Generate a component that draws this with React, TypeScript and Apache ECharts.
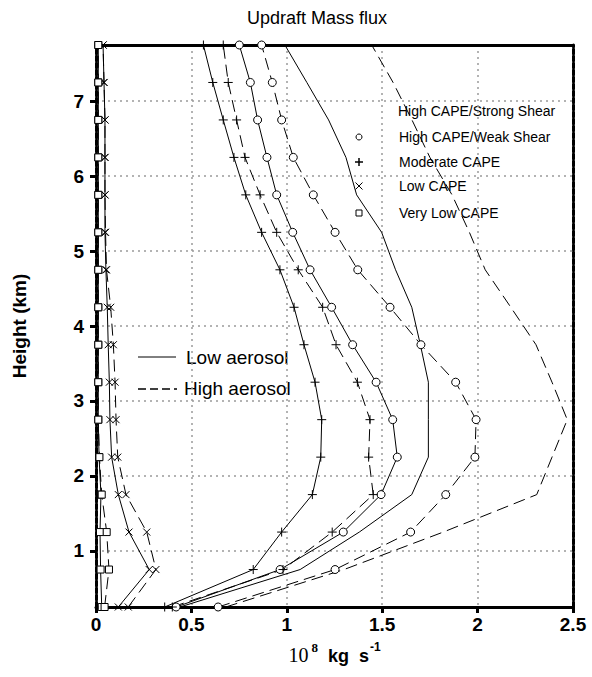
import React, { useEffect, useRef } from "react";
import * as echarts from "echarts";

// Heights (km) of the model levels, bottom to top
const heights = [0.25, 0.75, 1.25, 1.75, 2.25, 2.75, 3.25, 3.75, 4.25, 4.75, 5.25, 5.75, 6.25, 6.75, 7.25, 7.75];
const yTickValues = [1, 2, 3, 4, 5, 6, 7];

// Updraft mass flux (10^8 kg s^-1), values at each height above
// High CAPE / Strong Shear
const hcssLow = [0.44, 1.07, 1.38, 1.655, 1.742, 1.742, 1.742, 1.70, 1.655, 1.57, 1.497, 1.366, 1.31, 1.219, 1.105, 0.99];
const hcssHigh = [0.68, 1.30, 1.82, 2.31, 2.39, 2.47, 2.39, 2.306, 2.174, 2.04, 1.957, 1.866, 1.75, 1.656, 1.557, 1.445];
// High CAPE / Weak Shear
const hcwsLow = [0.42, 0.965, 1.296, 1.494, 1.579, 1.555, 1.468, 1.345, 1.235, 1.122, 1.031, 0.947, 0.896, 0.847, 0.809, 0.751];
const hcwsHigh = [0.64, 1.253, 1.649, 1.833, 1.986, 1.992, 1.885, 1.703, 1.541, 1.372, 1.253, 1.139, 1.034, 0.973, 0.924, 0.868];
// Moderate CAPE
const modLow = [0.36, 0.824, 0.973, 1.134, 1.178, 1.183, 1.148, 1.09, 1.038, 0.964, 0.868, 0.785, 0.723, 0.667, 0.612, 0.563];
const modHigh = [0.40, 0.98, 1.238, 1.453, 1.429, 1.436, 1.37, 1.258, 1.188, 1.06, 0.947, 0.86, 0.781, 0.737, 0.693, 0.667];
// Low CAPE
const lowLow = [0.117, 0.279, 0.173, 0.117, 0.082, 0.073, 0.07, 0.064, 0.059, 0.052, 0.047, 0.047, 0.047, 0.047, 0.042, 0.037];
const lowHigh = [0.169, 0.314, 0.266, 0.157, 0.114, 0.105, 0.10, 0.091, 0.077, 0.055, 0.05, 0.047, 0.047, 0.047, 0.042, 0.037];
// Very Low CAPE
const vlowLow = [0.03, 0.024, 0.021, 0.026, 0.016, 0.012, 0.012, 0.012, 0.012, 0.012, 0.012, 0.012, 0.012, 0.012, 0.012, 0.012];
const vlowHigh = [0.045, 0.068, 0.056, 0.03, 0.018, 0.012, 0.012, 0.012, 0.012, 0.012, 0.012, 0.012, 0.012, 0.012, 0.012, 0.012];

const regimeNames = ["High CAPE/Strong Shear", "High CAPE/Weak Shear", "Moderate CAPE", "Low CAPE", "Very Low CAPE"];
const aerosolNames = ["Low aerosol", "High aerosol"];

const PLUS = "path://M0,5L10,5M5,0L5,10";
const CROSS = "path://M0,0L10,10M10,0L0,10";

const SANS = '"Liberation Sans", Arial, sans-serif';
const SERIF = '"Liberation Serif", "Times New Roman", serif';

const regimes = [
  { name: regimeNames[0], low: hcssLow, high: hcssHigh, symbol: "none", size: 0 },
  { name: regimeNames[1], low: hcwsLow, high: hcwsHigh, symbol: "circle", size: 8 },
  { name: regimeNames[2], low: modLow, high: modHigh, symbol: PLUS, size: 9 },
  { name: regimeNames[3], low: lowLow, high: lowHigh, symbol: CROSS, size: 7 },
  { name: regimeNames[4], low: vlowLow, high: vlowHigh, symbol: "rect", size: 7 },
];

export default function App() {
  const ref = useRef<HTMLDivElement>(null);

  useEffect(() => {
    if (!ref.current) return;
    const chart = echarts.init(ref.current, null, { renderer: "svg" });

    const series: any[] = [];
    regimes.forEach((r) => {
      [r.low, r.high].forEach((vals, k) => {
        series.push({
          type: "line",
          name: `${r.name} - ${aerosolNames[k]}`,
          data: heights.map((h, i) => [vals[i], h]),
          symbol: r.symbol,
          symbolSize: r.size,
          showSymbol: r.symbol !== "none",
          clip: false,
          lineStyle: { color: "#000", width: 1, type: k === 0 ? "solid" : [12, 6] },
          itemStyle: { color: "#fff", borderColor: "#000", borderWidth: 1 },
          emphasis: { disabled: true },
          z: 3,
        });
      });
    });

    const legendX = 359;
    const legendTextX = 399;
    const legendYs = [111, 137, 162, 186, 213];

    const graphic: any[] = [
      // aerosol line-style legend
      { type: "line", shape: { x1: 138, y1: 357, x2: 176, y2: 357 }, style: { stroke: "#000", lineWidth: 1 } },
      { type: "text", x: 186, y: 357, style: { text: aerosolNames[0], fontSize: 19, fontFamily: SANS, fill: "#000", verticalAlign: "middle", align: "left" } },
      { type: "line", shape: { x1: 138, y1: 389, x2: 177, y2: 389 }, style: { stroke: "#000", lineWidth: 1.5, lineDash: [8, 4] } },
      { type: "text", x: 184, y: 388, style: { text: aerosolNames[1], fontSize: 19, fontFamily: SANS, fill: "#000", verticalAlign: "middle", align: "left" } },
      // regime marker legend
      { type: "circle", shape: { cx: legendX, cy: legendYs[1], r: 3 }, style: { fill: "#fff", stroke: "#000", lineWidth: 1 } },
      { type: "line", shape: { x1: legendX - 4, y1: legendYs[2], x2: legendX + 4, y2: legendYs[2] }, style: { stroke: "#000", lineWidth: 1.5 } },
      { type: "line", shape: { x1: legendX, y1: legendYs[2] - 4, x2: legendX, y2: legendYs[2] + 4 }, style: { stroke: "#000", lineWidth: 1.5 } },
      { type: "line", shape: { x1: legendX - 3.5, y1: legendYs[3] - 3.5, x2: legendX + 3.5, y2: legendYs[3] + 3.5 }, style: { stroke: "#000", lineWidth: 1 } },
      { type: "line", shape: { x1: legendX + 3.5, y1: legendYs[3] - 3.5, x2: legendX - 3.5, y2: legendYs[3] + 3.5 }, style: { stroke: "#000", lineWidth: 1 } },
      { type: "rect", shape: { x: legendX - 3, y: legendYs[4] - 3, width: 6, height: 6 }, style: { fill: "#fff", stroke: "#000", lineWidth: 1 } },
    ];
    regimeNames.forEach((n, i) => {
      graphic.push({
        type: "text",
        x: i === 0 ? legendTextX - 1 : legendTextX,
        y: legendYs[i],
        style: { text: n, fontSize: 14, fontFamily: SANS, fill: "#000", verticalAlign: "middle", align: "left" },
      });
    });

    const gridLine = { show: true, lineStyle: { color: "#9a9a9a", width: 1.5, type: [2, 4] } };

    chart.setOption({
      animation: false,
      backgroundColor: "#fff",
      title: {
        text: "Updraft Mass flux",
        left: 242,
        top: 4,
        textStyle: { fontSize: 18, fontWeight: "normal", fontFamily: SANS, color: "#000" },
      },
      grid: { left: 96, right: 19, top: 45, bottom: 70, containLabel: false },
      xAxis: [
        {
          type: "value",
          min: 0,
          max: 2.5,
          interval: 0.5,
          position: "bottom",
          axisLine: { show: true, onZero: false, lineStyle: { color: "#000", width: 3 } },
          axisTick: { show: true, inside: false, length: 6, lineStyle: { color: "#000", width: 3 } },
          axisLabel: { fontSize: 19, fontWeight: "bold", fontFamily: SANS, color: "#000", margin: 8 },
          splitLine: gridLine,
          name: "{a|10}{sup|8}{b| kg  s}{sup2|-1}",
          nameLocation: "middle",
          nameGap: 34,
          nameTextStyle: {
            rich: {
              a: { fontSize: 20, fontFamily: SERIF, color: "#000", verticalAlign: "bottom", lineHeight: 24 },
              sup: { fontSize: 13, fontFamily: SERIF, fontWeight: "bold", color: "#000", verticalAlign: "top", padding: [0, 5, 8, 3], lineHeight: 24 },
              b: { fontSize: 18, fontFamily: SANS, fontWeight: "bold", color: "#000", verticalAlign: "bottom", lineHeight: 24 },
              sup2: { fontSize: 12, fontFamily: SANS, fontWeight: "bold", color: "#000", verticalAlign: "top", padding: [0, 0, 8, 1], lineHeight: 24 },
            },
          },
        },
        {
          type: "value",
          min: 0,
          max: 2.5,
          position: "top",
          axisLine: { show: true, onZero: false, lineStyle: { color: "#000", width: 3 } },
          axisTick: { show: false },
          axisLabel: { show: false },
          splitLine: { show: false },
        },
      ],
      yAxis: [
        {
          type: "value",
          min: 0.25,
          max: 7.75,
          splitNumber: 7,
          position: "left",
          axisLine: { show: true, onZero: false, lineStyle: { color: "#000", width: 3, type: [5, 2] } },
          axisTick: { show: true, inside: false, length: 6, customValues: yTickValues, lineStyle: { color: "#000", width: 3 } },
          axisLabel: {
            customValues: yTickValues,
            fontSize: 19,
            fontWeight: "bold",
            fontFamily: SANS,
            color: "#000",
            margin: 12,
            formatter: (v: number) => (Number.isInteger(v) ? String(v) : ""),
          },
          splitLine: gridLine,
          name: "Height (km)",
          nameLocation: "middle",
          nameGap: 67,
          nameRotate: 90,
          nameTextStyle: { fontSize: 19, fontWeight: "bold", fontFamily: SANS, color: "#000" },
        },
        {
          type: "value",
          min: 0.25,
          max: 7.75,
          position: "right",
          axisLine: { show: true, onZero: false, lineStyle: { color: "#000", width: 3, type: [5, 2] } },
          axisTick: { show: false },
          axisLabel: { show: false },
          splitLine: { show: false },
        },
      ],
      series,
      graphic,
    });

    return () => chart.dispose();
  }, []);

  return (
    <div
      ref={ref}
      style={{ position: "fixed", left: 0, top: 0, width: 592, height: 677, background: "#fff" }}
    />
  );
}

########################################

| The problem |
Quote, please, every line of the material above from its start through the line that has "const yTickValues = [1, 2, 3, 4, 5, 6, 7];", reproducing the words exactly and dropping any images.

| Answer to the exercise |
Generate a component that draws this with React, TypeScript and Apache ECharts.
import React, { useEffect, useRef } from "react";
import * as echarts from "echarts";

// Heights (km) of the model levels, bottom to top
const heights = [0.25, 0.75, 1.25, 1.75, 2.25, 2.75, 3.25, 3.75, 4.25, 4.75, 5.25, 5.75, 6.25, 6.75, 7.25, 7.75];
const yTickValues = [1, 2, 3, 4, 5, 6, 7];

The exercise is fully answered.